Putting on the ‘good neighbor’ facade
I view the donation by Nestle Waters of 1,600 cases of water to Snow Shoe area families as a cheap publicity stunt to showcase what good neighbors they will be in Centre County. This cynical ploy by Nestle and its official cheerleaders contributed less than 5918 gallons ... less than one percent of the 600,000 gallons they want permitted to pipe on a daily basis from the Spring Creek watershed.
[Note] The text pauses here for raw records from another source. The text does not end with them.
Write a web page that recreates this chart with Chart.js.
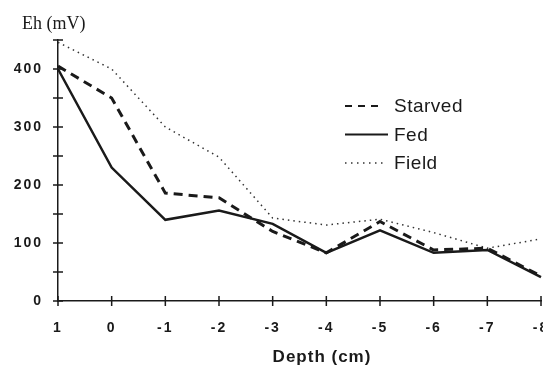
<!DOCTYPE html>
<html lang="en">
<head>
    <meta charset="UTF-8">
    <title>Eh vs Depth</title>
    <script src="https://cdn.jsdelivr.net/npm/chart.js"></script>
    <style>
        html, body { margin: 0; padding: 0; background: #fff; }
        #wrap { width: 543px; height: 368px; }
    </style>
</head>
<body>
    <div id="wrap"><canvas id="ehChart"></canvas></div>

    <script>
        // data
        const depthLabels = ['1', '0', '-1', '-2', '-3', '-4', '-5', '-6', '-7', '-8'];
        const starved = [405, 350, 186, 178, 120, 83, 137, 88, 91, 43];
        const fed = [400, 230, 140, 156, 133, 83, 122, 83, 88, 41];
        const field = [446, 400, 300, 248, 143, 131, 141, 118, 91, 107];
        const yLabelled = [0, 100, 200, 300, 400];

        const ink = '#1a1a1a';
        const sans = "'Liberation Sans', Arial, sans-serif";

        // spaced-out tick labels; canvas resizes reset the ctx so set it each pass
        const spacing = {
            id: 'spacing',
            beforeUpdate(chart) { chart.ctx.letterSpacing = '2px'; },
            beforeLayout(chart) { chart.ctx.letterSpacing = '2px'; },
            beforeDraw(chart) { chart.ctx.letterSpacing = '2px'; }
        };

        // crossing tick marks, axis titles and the inset legend
        const decor = {
            id: 'decor',
            afterDraw(chart) {
                const ctx = chart.ctx;
                const x = chart.scales.x, y = chart.scales.y;
                const area = chart.chartArea;
                ctx.save();
                ctx.letterSpacing = '0px';
                ctx.strokeStyle = ink;
                ctx.lineWidth = 1.5;
                ctx.setLineDash([]);
                ctx.beginPath();
                y.ticks.forEach(t => {
                    const py = y.getPixelForValue(t.value);
                    ctx.moveTo(area.left - 5, py);
                    ctx.lineTo(area.left + 5, py);
                });
                depthLabels.forEach((l, i) => {
                    const px = x.getPixelForValue(i);
                    ctx.moveTo(px, area.bottom - 5);
                    ctx.lineTo(px, area.bottom + 5);
                });
                ctx.stroke();

                // y title
                ctx.fillStyle = ink;
                ctx.font = "18px 'Liberation Serif', 'Times New Roman', serif";
                ctx.textBaseline = 'alphabetic';
                ctx.textAlign = 'left';
                ctx.fillText('Eh (mV)', 22, 29);

                // x title
                ctx.font = 'bold 17px ' + sans;
                ctx.letterSpacing = '1px';
                ctx.textAlign = 'center';
                ctx.fillText('Depth (cm)', 322, 362);

                // legend
                ctx.letterSpacing = '0.5px';
                ctx.font = '19px ' + sans;
                ctx.textAlign = 'left';
                ctx.textBaseline = 'middle';
                chart.data.datasets.forEach((ds, i) => {
                    const ly = 106 + i * 28.5;
                    ctx.strokeStyle = ds.borderColor;
                    ctx.lineWidth = Math.min(ds.borderWidth, 2);
                    ctx.setLineDash(ds.legendDash || []);
                    ctx.beginPath();
                    ctx.moveTo(345, ly);
                    ctx.lineTo(ds.legendEnd, ly);
                    ctx.stroke();
                    ctx.fillText(ds.label, 394, ly + 1);
                });
                ctx.restore();
            }
        };

        const ctx = document.getElementById('ehChart').getContext('2d');
        new Chart(ctx, {
            type: 'line',
            data: {
                labels: depthLabels,
                datasets: [
                    { label: 'Starved', data: starved, borderColor: ink, borderWidth: 3, borderDash: [9, 6], legendDash: [7, 6], legendEnd: 378 },
                    { label: 'Fed', data: fed, borderColor: ink, borderWidth: 2.5, legendEnd: 388 },
                    { label: 'Field', data: field, borderColor: '#333', borderWidth: 1.5, borderDash: [1.5, 4], legendDash: [1.5, 4.5], legendEnd: 384 }
                ]
            },
            options: {
                responsive: true,
                maintainAspectRatio: false,
                animation: false,
                elements: { point: { radius: 0 }, line: { tension: 0 } },
                layout: { padding: { top: 40, right: 2, left: 0, bottom: 0 } },
                plugins: {
                    legend: { display: false },
                    tooltip: { enabled: false }
                },
                scales: {
                    x: {
                        offset: false,
                        grid: { display: false },
                        border: { display: true, color: ink, width: 1.5 },
                        ticks: {
                            color: ink,
                            padding: 11,
                            maxRotation: 0,
                            autoSkip: false,
                            font: { family: sans, size: 14, weight: 'bold' }
                        },
                        afterFit(scale) {
                            scale.height = 67;
                            scale.paddingLeft = 0;
                            scale.paddingRight = 0;
                        }
                    },
                    y: {
                        min: 0,
                        max: 450,
                        grid: { display: false },
                        border: { display: true, color: ink, width: 1.5 },
                        ticks: {
                            stepSize: 50,
                            color: ink,
                            padding: 7,
                            font: { family: sans, size: 14, weight: 'bold' },
                            callback: v => yLabelled.includes(v) ? v : ''
                        },
                        afterFit(scale) {
                            scale.width = 58;
                        }
                    }
                }
            },
            plugins: [spacing, decor]
        });
    </script>
</body>
</html>
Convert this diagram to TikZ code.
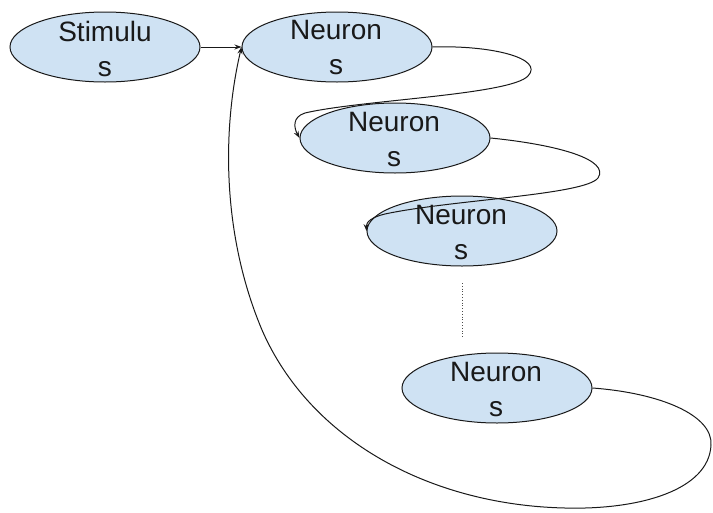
\documentclass[tikz,border=0pt]{standalone}
\usepackage{fontspec}
\setmainfont{Liberation Sans}
\usetikzlibrary{shapes.geometric,arrows.meta}
\definecolor{fillblue}{HTML}{CFE2F3}
\begin{document}
\begin{tikzpicture}[x=1pt,y=-1pt,
 oval/.style={ellipse, draw=black!90, line width=1pt, fill=fillblue, minimum width=190pt, minimum height=70pt, inner sep=0pt},
 txt/.style={align=center, inner sep=0pt, font=\fontsize{28}{35}\selectfont, text=black!90},
 conn/.style={draw=black!90, line width=1pt, -{Stealth[length=7pt,width=5pt]}},
 dots/.style={draw=black!70, line width=0.8pt, dotted}]
\useasboundingbox (0,0) rectangle (713,512);
\node[oval] (s) at (105,47) {};
\node[txt] (st) at (105,49) {Stimulu\\s};
\node[oval] (n1) at (337,47) {};
\node[txt] (n1t) at (336,48) {Neuron\\s};
\node[oval] (n2) at (395,138) {};
\node[txt] (n2t) at (394,140) {Neuron\\s};
\node[oval] (n3) at (462,231) {};
\node[txt] (n3t) at (461,232) {Neuron\\s};
\node[oval] (n4) at (497,388) {};
\node[txt] (n4t) at (496,389) {Neuron\\s};
\coordinate (d1) at (462,283);
\coordinate (d2) at (462,338);
\draw[dots] (d1) -- (d2);
\draw[conn] (s.east) -- (n1.west);
\draw[conn] (n1.east) .. controls (490,45) and (545,58) .. (528,76) .. controls (510,95) and (360,100) .. (305,113) .. controls (292,117) and (294,128) .. (n2.west);
\draw[conn] (n2.east) .. controls (560,145) and (610,160) .. (598,178) .. controls (585,195) and (450,200) .. (385,214) .. controls (372,217) and (366,222) .. (n3.west);
\draw[conn] (n4.east) .. controls (660,393) and (713,415) .. (711,445) .. controls (709,490) and (640,510) .. (565,508) .. controls (430,505) and (310,440) .. (262,330) .. controls (222,235) and (222,130) .. (n1.west);
\end{tikzpicture}
\end{document}
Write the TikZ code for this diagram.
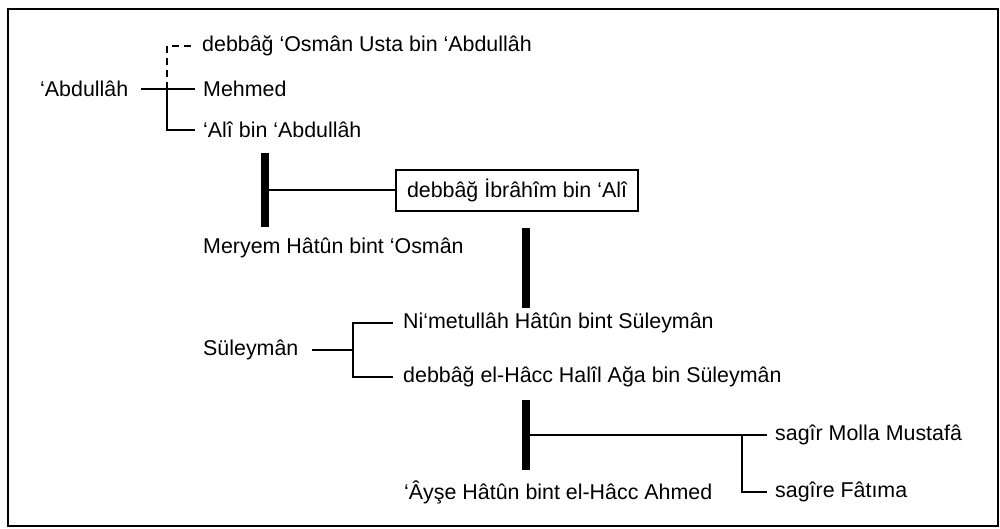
\documentclass[tikz,border=0pt]{standalone}
\usepackage{fontspec}
\setmainfont{Liberation Sans}
\begin{document}
\begin{tikzpicture}[x=1pt,y=-1pt,
  person/.style={anchor=west,inner sep=0pt,font=\fontsize{21.4}{25}\selectfont},
  link/.style={line width=1.5pt},
  bar/.style={line width=8pt},
  boxed/.style={person,draw,line width=2pt,inner xsep=11pt,inner ysep=9pt}]
\useasboundingbox (0,0) rectangle (1000,528);
\draw[line width=1.8pt] (8,9) rectangle (998,526);
% generation 1
\node[person] (abd) at (40,89) {‘Abdullâh};
\node[person] (osm) at (202,46) {debbâğ ‘Osmân Usta bin ‘Abdullâh};
\node[person] (meh) at (203,89) {Mehmed};
\node[person] (ali) at (203,130) {‘Alî bin ‘Abdullâh};
\coordinate (j1) at (167,89);
\draw[link] ([xshift=13pt]abd.east) -- ([xshift=-8pt]meh.west);
\draw[link] (j1) |- ([xshift=-8pt]ali.west);
\draw[link,dash pattern=on 7pt off 5pt] (j1) |- ([xshift=-7pt]osm.west);
% marriage 1
\coordinate (b1t) at (265,153);
\coordinate (b1b) at (265,227);
\draw[bar] (b1t) -- (b1b);
\node[boxed] (ibr) at (395,190) {debbâğ İbrâhîm bin ‘Alî};
\draw[link] (265,190) -- (ibr.west);
\node[person] (mer) at (203,248) {Meryem Hâtûn bint ‘Osmân};
% marriage 2 bar
\coordinate (b2t) at (526,228);
\coordinate (b2b) at (526,308);
\draw[bar] (b2t) -- (b2b);
% generation Suleyman
\node[person] (sul) at (203,350) {Süleymân};
\node[person] (nim) at (403,323) {Ni‘metullâh Hâtûn bint Süleymân};
\node[person] (hal) at (403,377) {debbâğ el-Hâcc Halîl Ağa bin Süleymân};
\coordinate (j2) at (353,350);
\draw[link] ([xshift=13pt]sul.east) -- (j2);
\draw[link] (j2) |- ([xshift=-10pt]nim.west);
\draw[link] (j2) |- ([xshift=-10pt]hal.west);
% marriage 3
\coordinate (b3t) at (526,400);
\coordinate (b3b) at (526,470);
\draw[bar] (b3t) -- (b3b);
\node[person] (mus) at (775,435) {sagîr Molla Mustafâ};
\node[person] (fat) at (775,492) {sagîre Fâtıma};
\node[person] (ays) at (404,492) {‘Âyşe Hâtûn bint el-Hâcc Ahmed};
\coordinate (j3) at (742,435);
\draw[link] (526,435) -- ([xshift=-8pt]mus.west);
\draw[link] (j3) |- ([xshift=-8pt]fat.west);
\end{tikzpicture}
\end{document}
It further galls me that the problems created for the Mountaintop Regional Water Authority by Range Resources-Appalachia LLC were addressed by the Nestle Corporation. In a sense, that food and water cartel from Switzerland is subsidizing the fossil fuel industry. Range Resources should have been supplying the customers whose water supply was adversely impacted by their gas well drilling throughout the crisis all along.
Trucking bountiful water using a nonrenewable resource (oil) that will be further depleted by packaging the retail product in plastic bottles continues the energetic insanity. Plastic bottle production in the USA uses 1.5 million barrels of oil yearly ... enough to fuel 100,000 cars annually. Plastic bottles are rarely recycled ... four out of five end up in landfills ... and a large proportion ends up as litter that ultimately pollutes our oceans, causing tremendous harm to marine ecosystems.
Finally, Nestle has a horrendous corporate history of human rights abuses, labor violations and environmental outrages dating back decades that readers can easily Google. This pattern indicates they are selling us a bill of goods, not good neighbors.